I’ve spent a reasonably amount of time looking at the various blogs writing about how to evaluate entrepreneurial ideas. Market size, first mover advantage and the idea of a hot or trendy business model are often mentioned as key factors, but I would argue that their impact is not quite as straightforward as some would argue.
1. Market size != potential for success
It is better to go for a credible-sized opportunity instead of a lemonade stand. However, counting on the idea that the company “only” needs to capture a small percentage of a large market is often a cop-out from coming up with an actual plan which relies on some kind of genuine advantage. In the long run, it is probably better to be a big fish in a small market rather than a small fish in a big market, given that as one of the “best known brands” in a market one can often achieve a sustainable position among pragmatist customers.
Saying that you have a 500 billion market and only need to capture 0.01 percent doesn’t mean you are in a better position than someone aiming at capturing a larger percentage of a smaller market. It is often true that the bigger the market, the easier it is to find customers – but larger markets also frequently mean more competition, lower dollar amounts per sale, a more heterogeneous set of customers, larger advantages for being established in that market and larger capital requirements.
2. First-mover advantage != potential for success
I read about this so often it makes me sad. Having first-mover advantage isn’t really as great as it might intuitively seem. I am pretty sure that the obsession with being “first” to do something is more hurtful that useful. When people talk about “first mover advantage”, what they actually mean “first-successful-mover advantage”: being first to come up with an idea that was possible to scale profitably.
To me, that is not really about being there first, it is about being there at just the right time to get the product out to match the overall trend (in technology development, in market terms) to succeed.
Pioneers are the ones with arrows on their backs. They may have to develop a technology and a market for a long while just to find that a “fast-follower” gets there at the right time to capitalize on their work. Fast follower and first-to-market are both valid models for building a business, and not being there first may have it’s advantages. Paul Tyma has an awesome anecdote on this:
“One of my favorites was [..] the idea of selling a new product that creates a brand-new niche – often a very difficult task.
He likened it to the first person that had to break ground selling thermometers. Not the “How’s the weather” thermometers, I mean the “Do you have a fever thermometers”. Surely nowadays these are digital little gizmos, but when they came out they were the old-fashioned mercury based ones.
I can imagine the sales-pitch:
Customer: So, whats it good for?
Salesman: It will tell you your temperature.
Customer: Why do I care about that?
Salesman: Well, then you will know when you have a fever.
Customer: Um.
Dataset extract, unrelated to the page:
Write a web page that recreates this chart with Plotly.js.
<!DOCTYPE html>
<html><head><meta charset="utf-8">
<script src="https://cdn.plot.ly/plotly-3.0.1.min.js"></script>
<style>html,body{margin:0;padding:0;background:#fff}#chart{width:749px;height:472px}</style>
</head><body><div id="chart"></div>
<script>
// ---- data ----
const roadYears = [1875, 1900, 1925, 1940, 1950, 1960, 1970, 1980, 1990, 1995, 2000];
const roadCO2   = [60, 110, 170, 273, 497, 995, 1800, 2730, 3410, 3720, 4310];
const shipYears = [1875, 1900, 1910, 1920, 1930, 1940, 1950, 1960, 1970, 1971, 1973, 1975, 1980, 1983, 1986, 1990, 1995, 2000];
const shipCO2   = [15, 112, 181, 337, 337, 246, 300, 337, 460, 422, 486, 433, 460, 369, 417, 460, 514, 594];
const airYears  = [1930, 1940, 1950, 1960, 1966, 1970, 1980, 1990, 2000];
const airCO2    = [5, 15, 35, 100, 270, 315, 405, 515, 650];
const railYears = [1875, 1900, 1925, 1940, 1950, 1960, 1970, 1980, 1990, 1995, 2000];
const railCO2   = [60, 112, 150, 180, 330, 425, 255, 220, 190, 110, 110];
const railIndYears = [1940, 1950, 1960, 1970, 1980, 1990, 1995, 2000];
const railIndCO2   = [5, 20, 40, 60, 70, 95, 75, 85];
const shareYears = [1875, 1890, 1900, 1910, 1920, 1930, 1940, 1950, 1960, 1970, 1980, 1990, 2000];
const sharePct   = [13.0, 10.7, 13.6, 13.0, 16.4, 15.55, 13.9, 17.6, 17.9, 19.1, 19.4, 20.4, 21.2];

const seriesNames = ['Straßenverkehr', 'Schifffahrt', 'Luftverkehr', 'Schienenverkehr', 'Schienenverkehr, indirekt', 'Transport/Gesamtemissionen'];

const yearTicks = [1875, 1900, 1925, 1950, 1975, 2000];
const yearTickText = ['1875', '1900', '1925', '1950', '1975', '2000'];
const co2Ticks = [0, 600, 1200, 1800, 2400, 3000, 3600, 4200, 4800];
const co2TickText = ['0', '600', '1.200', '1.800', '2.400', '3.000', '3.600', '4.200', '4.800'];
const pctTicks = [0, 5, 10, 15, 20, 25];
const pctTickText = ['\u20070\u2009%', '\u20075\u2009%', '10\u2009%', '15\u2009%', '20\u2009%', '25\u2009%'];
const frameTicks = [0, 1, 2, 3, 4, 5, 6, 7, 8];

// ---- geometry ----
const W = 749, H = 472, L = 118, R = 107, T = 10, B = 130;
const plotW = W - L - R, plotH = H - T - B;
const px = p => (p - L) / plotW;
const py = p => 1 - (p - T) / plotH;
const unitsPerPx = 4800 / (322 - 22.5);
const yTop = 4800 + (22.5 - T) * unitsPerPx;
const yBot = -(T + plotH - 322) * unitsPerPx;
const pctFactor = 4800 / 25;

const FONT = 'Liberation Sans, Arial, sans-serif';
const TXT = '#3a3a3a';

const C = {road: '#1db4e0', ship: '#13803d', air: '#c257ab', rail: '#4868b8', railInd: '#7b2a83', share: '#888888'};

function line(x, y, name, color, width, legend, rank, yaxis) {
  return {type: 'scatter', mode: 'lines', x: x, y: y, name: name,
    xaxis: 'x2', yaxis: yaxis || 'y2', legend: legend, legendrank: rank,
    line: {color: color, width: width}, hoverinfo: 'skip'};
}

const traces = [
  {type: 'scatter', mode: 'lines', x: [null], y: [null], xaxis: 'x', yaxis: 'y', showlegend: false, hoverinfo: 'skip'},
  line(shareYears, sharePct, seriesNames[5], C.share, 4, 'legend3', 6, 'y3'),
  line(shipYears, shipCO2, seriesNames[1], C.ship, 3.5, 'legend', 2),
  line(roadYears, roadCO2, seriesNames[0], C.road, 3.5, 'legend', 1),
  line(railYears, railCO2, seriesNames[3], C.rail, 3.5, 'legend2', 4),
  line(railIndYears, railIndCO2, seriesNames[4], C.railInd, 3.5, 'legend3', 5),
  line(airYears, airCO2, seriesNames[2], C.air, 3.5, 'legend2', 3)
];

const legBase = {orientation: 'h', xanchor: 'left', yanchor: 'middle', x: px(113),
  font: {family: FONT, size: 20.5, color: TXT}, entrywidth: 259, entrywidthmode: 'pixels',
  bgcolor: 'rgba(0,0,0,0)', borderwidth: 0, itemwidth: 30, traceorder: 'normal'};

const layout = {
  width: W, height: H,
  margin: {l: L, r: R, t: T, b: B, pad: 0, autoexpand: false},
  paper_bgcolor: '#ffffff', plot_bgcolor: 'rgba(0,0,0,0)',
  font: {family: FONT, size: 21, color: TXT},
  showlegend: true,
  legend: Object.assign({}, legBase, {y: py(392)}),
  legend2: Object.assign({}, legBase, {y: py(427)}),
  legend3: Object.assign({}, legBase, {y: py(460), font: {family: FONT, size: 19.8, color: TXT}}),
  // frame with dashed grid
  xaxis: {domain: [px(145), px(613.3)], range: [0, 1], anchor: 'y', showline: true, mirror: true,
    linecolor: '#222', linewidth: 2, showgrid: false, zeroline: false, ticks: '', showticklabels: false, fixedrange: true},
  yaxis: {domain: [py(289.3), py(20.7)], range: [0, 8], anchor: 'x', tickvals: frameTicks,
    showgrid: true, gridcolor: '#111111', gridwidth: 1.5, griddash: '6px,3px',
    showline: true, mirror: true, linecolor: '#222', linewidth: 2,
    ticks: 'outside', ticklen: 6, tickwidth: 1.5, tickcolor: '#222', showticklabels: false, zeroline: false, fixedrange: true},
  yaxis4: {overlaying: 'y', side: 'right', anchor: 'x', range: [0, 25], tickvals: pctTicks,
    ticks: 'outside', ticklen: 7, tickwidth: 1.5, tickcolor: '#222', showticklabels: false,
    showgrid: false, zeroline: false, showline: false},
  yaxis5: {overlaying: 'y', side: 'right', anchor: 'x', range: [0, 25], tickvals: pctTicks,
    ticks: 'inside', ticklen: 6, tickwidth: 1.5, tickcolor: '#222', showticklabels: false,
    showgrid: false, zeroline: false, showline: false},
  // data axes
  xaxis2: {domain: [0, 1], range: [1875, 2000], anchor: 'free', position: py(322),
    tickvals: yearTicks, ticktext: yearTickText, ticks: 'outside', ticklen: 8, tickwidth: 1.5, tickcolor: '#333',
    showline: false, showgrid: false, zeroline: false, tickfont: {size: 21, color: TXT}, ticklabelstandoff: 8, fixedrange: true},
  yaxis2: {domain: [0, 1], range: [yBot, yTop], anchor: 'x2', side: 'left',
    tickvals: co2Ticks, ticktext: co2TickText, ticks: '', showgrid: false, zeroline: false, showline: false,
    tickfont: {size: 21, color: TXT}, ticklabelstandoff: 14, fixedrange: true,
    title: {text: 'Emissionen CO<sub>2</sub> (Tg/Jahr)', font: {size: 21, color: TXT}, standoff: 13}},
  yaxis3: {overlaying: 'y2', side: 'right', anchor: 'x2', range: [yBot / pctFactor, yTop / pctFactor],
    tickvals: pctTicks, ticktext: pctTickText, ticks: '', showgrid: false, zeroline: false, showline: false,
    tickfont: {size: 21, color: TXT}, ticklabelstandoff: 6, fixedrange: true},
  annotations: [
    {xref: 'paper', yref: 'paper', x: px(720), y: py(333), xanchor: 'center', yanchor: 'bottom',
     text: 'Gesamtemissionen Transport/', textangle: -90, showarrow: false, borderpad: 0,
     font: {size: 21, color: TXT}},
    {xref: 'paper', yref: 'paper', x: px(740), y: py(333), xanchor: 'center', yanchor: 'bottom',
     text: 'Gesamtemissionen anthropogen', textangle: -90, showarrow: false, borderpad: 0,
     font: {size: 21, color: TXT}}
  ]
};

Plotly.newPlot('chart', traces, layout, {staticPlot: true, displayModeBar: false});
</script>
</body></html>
I already know when I have a fever.
Salesman: Yeah, but now you’ll be sure.
Customer: Erm.. k.. What’s it made of?
Customer: Whats that stuff inside it?
Salesman: Mercury – careful, its toxic.
Customer: How do I use it?
Salesman: You just put it in your butt for 2 minutes.
Customer: Um. So basically, you want me to take this toxic-substance filled thermo-thing made of breakable glass, stick it and leave it in my butt for 2 minutes so that I’ll know something I pretty much already knew.
Customer: Awesome – I’ll take 2 !
That had to be a hard job. Solve a problem that was perceived as not needing solving and then do it in a new, dangerous, and highly uncomfortable way. “
3. Hotness/next big thing != potential for success
Being told that China is the next big thing, or biotech is the next big thing, or that energy and food is the next big thing is really only good if you are in those specialties. Chasing the next big thing just because someone thought it might be great is hardly a winning strategy.
Next big things have a wide margin of error in terms of timing and in terms of actually coming to fruition. Pursuing a trendy area of enterprise might find it easier to get funded, but that has little to do with actual success. Tools for Twitter might be the hot market now, but is it a good business to be in? For some, perhaps, but is it any better than some non-trendy market if you are thinking betting into it now? Not necessarily.
Factors that might actually matter
So what might actually matter? Here are a few good factors from experienced entrepreneurs/VC’s:
James L. Woodward (here):
- “Do you have an experienced team that knows the industry inside out?
- Do you have an overwhelming and defensible advantage?
- Is your market the right size?
These remain the keys, with people, always people, first. And remember, that while the second point implies some sort of technology advantage, technology is not the primary driver of successful companies. “
Philip Greenspun (here):
“Don’t start your own company because you want to be your own boss. There are three ways in which a company can make more profit than an investment in a Vanguard S&P 500 index fund:
- You know how to do something that nobody else can do (the typical MIT tech spinoff approach)
- You have a lower cost of capital than anyone else (the “my dad was really rich” approach taken by Bill Gates and others)
- You have a better understanding of one kind of customer than anyone else.”